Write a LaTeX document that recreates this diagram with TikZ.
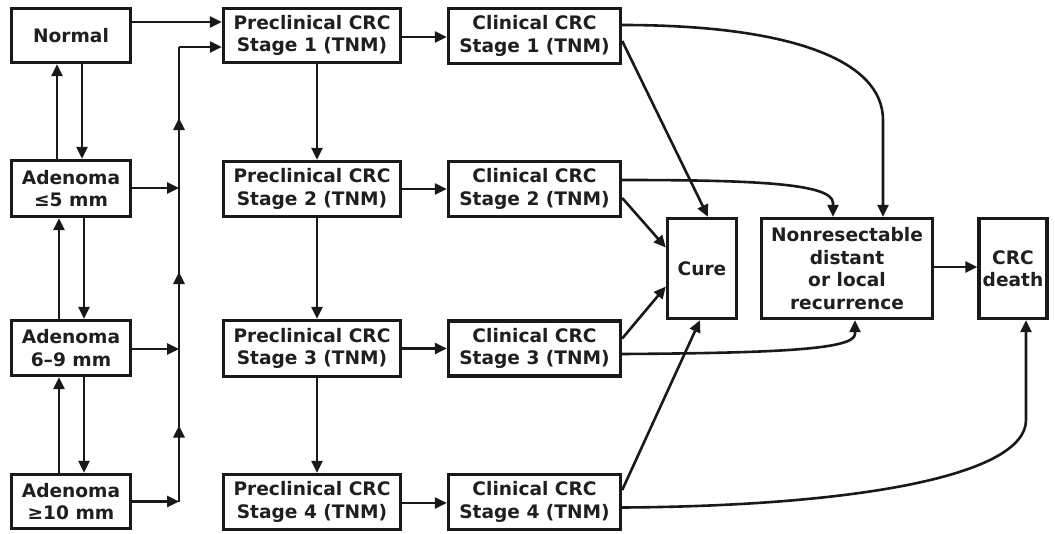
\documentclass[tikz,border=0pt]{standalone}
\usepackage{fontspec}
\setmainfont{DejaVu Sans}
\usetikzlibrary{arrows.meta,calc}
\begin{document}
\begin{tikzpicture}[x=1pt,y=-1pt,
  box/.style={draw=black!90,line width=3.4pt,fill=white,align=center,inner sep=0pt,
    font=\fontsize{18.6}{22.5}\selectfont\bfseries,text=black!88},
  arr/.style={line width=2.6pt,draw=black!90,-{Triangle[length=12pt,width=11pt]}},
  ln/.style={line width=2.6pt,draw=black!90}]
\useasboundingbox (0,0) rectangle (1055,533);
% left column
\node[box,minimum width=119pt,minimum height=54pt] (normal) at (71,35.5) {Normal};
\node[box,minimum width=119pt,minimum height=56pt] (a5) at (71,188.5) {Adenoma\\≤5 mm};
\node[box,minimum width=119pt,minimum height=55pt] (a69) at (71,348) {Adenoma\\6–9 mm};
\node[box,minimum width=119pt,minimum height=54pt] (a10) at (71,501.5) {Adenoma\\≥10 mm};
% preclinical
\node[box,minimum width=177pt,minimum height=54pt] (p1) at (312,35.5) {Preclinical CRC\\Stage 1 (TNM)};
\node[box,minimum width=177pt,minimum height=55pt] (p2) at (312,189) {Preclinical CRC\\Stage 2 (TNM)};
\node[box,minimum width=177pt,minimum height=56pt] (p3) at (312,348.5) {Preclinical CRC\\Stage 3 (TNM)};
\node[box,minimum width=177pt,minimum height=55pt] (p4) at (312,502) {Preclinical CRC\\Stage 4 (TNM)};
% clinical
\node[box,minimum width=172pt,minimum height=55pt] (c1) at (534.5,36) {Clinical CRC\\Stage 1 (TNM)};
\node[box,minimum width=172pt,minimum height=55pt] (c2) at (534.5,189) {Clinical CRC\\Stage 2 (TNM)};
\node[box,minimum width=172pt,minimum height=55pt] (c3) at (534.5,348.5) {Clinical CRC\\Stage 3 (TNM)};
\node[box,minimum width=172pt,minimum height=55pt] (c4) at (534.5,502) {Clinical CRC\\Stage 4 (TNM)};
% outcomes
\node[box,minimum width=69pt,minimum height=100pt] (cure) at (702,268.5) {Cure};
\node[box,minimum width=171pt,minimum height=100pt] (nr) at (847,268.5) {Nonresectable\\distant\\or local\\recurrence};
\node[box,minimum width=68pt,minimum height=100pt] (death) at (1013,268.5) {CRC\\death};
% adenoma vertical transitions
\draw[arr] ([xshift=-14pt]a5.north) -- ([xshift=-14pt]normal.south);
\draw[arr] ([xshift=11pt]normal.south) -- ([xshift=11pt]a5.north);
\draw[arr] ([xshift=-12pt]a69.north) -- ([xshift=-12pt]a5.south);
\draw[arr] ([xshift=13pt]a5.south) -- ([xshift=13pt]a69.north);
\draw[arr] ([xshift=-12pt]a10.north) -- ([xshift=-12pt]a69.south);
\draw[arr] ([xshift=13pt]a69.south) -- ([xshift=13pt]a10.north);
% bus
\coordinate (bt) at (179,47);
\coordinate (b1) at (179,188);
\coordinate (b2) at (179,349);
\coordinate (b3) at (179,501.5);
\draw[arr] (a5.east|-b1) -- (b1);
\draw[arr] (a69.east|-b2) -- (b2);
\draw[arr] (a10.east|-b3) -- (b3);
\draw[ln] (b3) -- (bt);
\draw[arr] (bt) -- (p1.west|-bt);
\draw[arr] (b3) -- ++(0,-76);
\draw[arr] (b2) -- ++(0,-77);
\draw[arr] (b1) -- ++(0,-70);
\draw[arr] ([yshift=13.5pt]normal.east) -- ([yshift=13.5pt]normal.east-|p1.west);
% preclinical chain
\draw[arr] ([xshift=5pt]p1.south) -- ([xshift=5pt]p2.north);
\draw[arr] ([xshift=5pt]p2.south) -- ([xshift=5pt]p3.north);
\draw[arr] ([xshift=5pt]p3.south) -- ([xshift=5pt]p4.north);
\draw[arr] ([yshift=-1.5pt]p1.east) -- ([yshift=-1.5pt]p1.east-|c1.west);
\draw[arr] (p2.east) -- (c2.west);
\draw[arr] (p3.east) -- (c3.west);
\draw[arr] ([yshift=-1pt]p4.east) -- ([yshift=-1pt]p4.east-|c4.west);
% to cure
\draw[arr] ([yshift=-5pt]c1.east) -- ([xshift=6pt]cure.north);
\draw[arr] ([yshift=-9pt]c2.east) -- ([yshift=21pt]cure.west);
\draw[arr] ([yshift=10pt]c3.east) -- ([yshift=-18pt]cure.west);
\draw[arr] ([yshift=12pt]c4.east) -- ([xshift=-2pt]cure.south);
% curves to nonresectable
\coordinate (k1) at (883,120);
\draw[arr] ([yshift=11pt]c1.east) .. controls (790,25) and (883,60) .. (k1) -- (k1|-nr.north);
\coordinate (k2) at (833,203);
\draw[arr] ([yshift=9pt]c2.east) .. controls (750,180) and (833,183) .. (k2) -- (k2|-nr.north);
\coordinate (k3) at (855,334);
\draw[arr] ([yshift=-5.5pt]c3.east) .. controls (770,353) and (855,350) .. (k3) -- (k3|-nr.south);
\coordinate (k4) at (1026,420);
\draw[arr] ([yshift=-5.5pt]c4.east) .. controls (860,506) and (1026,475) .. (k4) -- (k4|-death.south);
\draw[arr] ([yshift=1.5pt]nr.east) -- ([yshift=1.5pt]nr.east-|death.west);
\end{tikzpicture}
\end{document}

◇ ◇ ◇ ◇ ◇

Task to carry out →
Images should not appear in the copy; retype the listing above exactly.

Result of the exercise →
Write a LaTeX document that recreates this diagram with TikZ.
\documentclass[tikz,border=0pt]{standalone}
\usepackage{fontspec}
\setmainfont{DejaVu Sans}
\usetikzlibrary{arrows.meta,calc}
\begin{document}
\begin{tikzpicture}[x=1pt,y=-1pt,
  box/.style={draw=black!90,line width=3.4pt,fill=white,align=center,inner sep=0pt,
    font=\fontsize{18.6}{22.5}\selectfont\bfseries,text=black!88},
  arr/.style={line width=2.6pt,draw=black!90,-{Triangle[length=12pt,width=11pt]}},
  ln/.style={line width=2.6pt,draw=black!90}]
\useasboundingbox (0,0) rectangle (1055,533);
% left column
\node[box,minimum width=119pt,minimum height=54pt] (normal) at (71,35.5) {Normal};
\node[box,minimum width=119pt,minimum height=56pt] (a5) at (71,188.5) {Adenoma\\≤5 mm};
\node[box,minimum width=119pt,minimum height=55pt] (a69) at (71,348) {Adenoma\\6–9 mm};
\node[box,minimum width=119pt,minimum height=54pt] (a10) at (71,501.5) {Adenoma\\≥10 mm};
% preclinical
\node[box,minimum width=177pt,minimum height=54pt] (p1) at (312,35.5) {Preclinical CRC\\Stage 1 (TNM)};
\node[box,minimum width=177pt,minimum height=55pt] (p2) at (312,189) {Preclinical CRC\\Stage 2 (TNM)};
\node[box,minimum width=177pt,minimum height=56pt] (p3) at (312,348.5) {Preclinical CRC\\Stage 3 (TNM)};
\node[box,minimum width=177pt,minimum height=55pt] (p4) at (312,502) {Preclinical CRC\\Stage 4 (TNM)};
% clinical
\node[box,minimum width=172pt,minimum height=55pt] (c1) at (534.5,36) {Clinical CRC\\Stage 1 (TNM)};
\node[box,minimum width=172pt,minimum height=55pt] (c2) at (534.5,189) {Clinical CRC\\Stage 2 (TNM)};
\node[box,minimum width=172pt,minimum height=55pt] (c3) at (534.5,348.5) {Clinical CRC\\Stage 3 (TNM)};
\node[box,minimum width=172pt,minimum height=55pt] (c4) at (534.5,502) {Clinical CRC\\Stage 4 (TNM)};
% outcomes
\node[box,minimum width=69pt,minimum height=100pt] (cure) at (702,268.5) {Cure};
\node[box,minimum width=171pt,minimum height=100pt] (nr) at (847,268.5) {Nonresectable\\distant\\or local\\recurrence};
\node[box,minimum width=68pt,minimum height=100pt] (death) at (1013,268.5) {CRC\\death};
% adenoma vertical transitions
\draw[arr] ([xshift=-14pt]a5.north) -- ([xshift=-14pt]normal.south);
\draw[arr] ([xshift=11pt]normal.south) -- ([xshift=11pt]a5.north);
\draw[arr] ([xshift=-12pt]a69.north) -- ([xshift=-12pt]a5.south);
\draw[arr] ([xshift=13pt]a5.south) -- ([xshift=13pt]a69.north);
\draw[arr] ([xshift=-12pt]a10.north) -- ([xshift=-12pt]a69.south);
\draw[arr] ([xshift=13pt]a69.south) -- ([xshift=13pt]a10.north);
% bus
\coordinate (bt) at (179,47);
\coordinate (b1) at (179,188);
\coordinate (b2) at (179,349);
\coordinate (b3) at (179,501.5);
\draw[arr] (a5.east|-b1) -- (b1);
\draw[arr] (a69.east|-b2) -- (b2);
\draw[arr] (a10.east|-b3) -- (b3);
\draw[ln] (b3) -- (bt);
\draw[arr] (bt) -- (p1.west|-bt);
\draw[arr] (b3) -- ++(0,-76);
\draw[arr] (b2) -- ++(0,-77);
\draw[arr] (b1) -- ++(0,-70);
\draw[arr] ([yshift=13.5pt]normal.east) -- ([yshift=13.5pt]normal.east-|p1.west);
% preclinical chain
\draw[arr] ([xshift=5pt]p1.south) -- ([xshift=5pt]p2.north);
\draw[arr] ([xshift=5pt]p2.south) -- ([xshift=5pt]p3.north);
\draw[arr] ([xshift=5pt]p3.south) -- ([xshift=5pt]p4.north);
\draw[arr] ([yshift=-1.5pt]p1.east) -- ([yshift=-1.5pt]p1.east-|c1.west);
\draw[arr] (p2.east) -- (c2.west);
\draw[arr] (p3.east) -- (c3.west);
\draw[arr] ([yshift=-1pt]p4.east) -- ([yshift=-1pt]p4.east-|c4.west);
% to cure
\draw[arr] ([yshift=-5pt]c1.east) -- ([xshift=6pt]cure.north);
\draw[arr] ([yshift=-9pt]c2.east) -- ([yshift=21pt]cure.west);
\draw[arr] ([yshift=10pt]c3.east) -- ([yshift=-18pt]cure.west);
\draw[arr] ([yshift=12pt]c4.east) -- ([xshift=-2pt]cure.south);
% curves to nonresectable
\coordinate (k1) at (883,120);
\draw[arr] ([yshift=11pt]c1.east) .. controls (790,25) and (883,60) .. (k1) -- (k1|-nr.north);
\coordinate (k2) at (833,203);
\draw[arr] ([yshift=9pt]c2.east) .. controls (750,180) and (833,183) .. (k2) -- (k2|-nr.north);
\coordinate (k3) at (855,334);
\draw[arr] ([yshift=-5.5pt]c3.east) .. controls (770,353) and (855,350) .. (k3) -- (k3|-nr.south);
\coordinate (k4) at (1026,420);
\draw[arr] ([yshift=-5.5pt]c4.east) .. controls (860,506) and (1026,475) .. (k4) -- (k4|-death.south);
\draw[arr] ([yshift=1.5pt]nr.east) -- ([yshift=1.5pt]nr.east-|death.west);
\end{tikzpicture}
\end{document}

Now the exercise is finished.